**Data shown:**
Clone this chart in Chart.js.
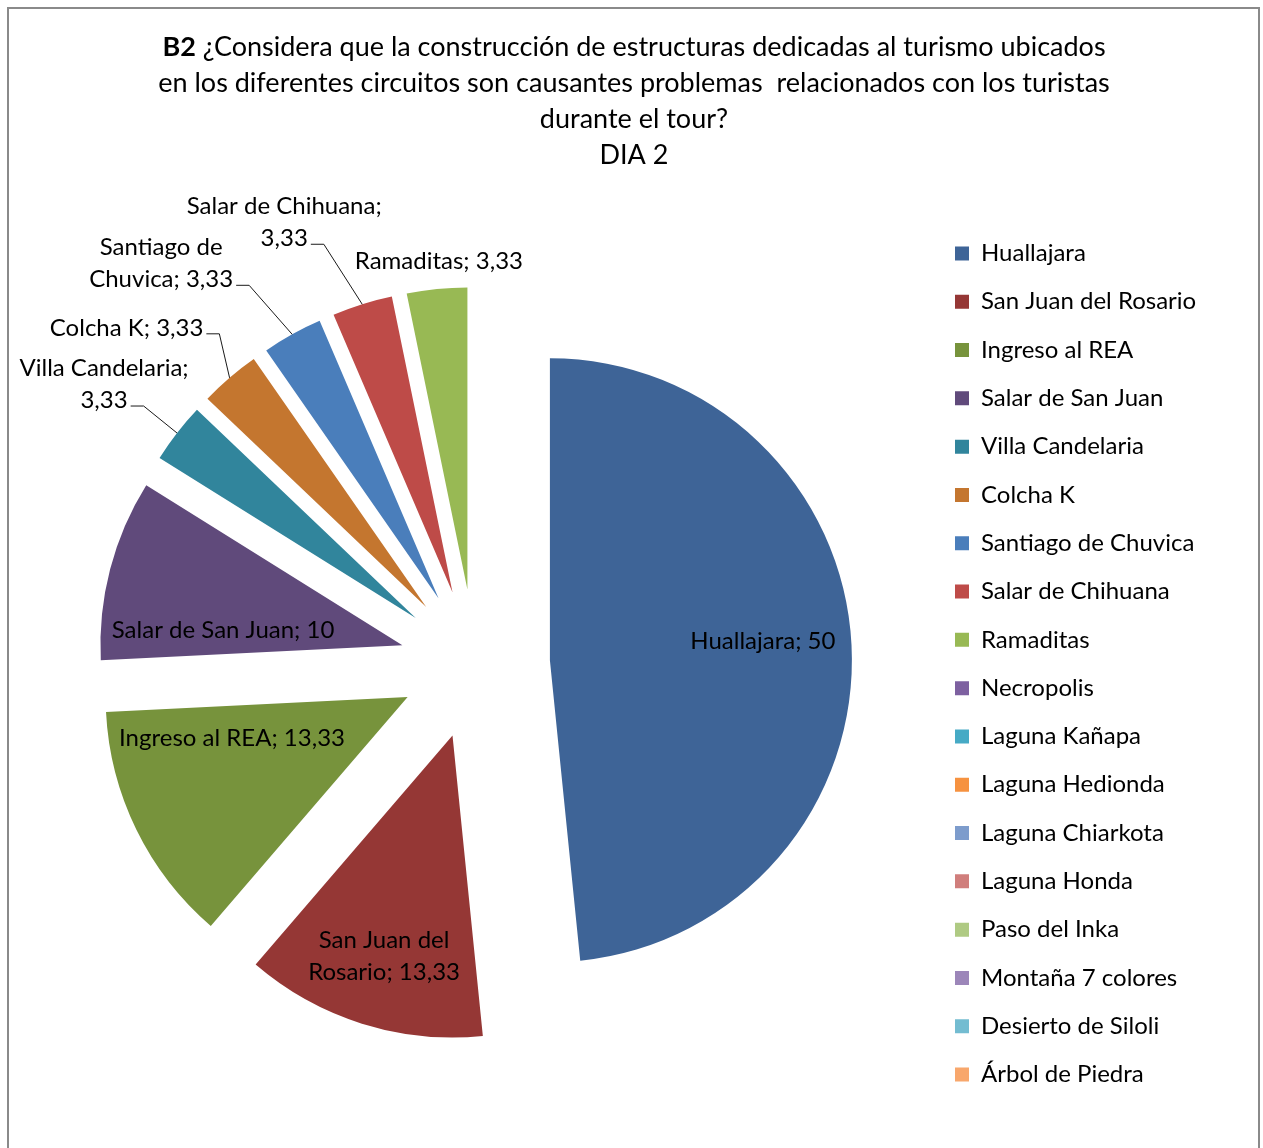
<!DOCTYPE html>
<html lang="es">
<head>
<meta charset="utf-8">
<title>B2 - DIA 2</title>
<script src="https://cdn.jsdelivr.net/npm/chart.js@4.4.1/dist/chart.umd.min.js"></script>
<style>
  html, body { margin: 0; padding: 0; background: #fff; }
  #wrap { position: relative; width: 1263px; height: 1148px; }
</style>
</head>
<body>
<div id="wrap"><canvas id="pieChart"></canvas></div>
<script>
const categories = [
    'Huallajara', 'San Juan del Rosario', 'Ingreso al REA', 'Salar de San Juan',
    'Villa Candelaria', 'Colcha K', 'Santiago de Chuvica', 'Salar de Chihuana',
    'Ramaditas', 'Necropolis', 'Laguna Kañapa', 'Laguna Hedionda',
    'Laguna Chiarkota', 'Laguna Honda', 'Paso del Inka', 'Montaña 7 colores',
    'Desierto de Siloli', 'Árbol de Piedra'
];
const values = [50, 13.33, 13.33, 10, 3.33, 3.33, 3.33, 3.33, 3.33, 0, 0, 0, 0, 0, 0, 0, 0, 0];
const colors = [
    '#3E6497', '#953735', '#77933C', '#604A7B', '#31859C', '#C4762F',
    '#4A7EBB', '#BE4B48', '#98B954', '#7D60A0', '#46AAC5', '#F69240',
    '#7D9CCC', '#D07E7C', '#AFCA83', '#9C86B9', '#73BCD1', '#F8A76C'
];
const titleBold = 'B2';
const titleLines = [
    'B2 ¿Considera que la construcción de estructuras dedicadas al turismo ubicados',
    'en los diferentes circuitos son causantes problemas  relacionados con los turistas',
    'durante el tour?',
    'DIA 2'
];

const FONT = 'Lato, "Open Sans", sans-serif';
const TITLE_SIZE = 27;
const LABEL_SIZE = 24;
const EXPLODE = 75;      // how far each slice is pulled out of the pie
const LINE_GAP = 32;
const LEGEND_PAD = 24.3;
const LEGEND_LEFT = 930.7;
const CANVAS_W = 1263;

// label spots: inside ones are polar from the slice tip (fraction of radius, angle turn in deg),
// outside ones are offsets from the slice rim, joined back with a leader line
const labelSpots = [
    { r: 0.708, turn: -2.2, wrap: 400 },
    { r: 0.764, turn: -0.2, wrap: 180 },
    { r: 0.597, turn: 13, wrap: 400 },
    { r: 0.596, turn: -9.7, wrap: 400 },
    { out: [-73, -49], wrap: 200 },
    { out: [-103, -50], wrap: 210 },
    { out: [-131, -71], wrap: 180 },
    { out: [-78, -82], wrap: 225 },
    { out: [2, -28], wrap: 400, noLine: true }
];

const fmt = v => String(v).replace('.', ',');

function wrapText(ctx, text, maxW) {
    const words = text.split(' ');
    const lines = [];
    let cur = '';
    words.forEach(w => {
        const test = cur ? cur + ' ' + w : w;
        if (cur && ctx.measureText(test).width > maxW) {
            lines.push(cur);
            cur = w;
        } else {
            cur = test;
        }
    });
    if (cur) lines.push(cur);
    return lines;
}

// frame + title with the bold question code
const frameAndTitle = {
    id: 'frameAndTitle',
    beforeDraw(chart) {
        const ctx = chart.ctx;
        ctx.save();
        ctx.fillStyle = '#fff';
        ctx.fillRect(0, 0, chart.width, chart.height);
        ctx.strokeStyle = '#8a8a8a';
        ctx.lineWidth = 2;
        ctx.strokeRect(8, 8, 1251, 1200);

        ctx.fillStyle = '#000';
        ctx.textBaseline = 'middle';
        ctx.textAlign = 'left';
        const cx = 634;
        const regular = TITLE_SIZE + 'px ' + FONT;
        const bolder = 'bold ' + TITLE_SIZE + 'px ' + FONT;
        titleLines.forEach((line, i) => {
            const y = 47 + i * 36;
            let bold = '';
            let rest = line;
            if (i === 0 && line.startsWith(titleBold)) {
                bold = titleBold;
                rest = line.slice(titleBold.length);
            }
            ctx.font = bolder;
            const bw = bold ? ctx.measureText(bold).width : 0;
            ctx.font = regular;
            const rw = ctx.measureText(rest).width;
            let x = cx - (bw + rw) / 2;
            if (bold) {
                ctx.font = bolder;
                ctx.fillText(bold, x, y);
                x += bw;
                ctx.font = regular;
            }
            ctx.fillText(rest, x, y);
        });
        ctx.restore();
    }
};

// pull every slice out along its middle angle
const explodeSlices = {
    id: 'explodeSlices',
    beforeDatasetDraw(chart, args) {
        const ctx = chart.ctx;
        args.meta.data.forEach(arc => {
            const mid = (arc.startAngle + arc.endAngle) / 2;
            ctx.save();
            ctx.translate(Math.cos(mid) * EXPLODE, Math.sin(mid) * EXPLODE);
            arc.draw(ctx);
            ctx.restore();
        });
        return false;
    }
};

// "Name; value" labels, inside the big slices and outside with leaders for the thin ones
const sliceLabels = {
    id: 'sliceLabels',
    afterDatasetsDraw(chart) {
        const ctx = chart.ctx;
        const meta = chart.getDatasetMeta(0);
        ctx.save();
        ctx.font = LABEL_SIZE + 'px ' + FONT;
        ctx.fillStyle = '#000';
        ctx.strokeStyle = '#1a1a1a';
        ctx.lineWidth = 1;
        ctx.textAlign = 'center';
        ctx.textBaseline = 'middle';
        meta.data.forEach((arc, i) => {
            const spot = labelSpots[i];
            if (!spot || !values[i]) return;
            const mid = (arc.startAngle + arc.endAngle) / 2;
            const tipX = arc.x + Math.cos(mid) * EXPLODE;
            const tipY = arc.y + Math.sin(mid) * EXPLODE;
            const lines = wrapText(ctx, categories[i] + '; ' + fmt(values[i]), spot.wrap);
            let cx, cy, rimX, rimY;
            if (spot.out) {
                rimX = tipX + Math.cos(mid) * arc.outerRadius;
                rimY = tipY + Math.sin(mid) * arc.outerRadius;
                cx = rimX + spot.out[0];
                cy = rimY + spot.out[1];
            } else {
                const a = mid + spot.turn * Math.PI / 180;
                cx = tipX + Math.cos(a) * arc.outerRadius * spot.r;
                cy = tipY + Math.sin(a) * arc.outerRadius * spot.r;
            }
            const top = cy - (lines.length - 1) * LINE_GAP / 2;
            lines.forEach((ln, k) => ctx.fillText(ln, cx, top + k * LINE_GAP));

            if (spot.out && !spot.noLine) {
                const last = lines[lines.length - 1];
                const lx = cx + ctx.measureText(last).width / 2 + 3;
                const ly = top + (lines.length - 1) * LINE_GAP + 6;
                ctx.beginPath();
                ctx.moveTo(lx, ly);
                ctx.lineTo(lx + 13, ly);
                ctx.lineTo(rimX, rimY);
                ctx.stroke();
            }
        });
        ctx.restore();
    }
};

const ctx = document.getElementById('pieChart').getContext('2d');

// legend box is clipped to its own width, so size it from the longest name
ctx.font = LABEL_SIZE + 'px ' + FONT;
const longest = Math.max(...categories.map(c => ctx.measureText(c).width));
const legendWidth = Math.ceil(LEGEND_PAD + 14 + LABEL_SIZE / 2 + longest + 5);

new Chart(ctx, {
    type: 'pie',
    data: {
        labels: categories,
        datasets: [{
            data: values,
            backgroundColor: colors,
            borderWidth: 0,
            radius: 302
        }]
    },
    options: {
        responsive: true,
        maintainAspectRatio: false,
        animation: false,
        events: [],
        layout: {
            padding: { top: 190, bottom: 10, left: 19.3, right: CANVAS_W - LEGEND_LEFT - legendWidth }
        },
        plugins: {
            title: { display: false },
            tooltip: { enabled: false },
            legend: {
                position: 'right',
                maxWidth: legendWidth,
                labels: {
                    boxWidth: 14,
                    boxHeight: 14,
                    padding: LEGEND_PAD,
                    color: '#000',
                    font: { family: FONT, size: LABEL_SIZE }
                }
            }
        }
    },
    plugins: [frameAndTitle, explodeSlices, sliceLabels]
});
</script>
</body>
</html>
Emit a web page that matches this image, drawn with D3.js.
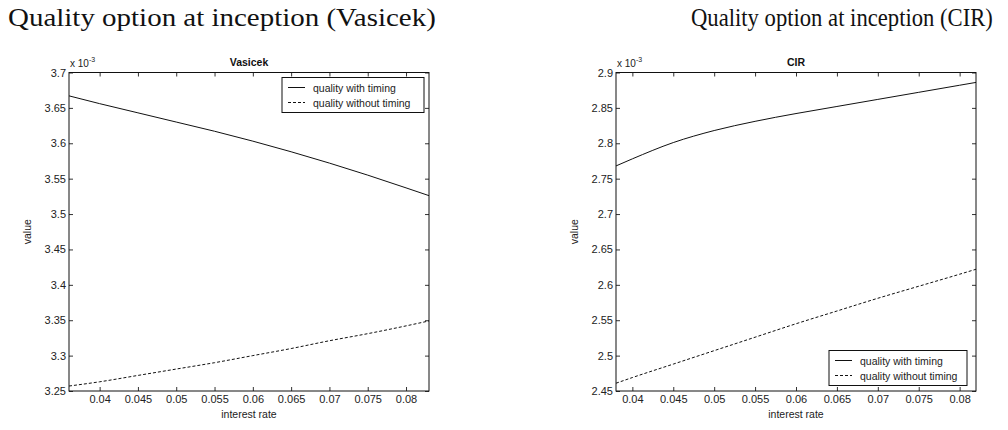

**Your objective:**
Reproduce each line of the material containing the word "this".

**The reply:**
Clone this chart in Chart.js.
Emit a web page that matches this image, drawn with D3.js.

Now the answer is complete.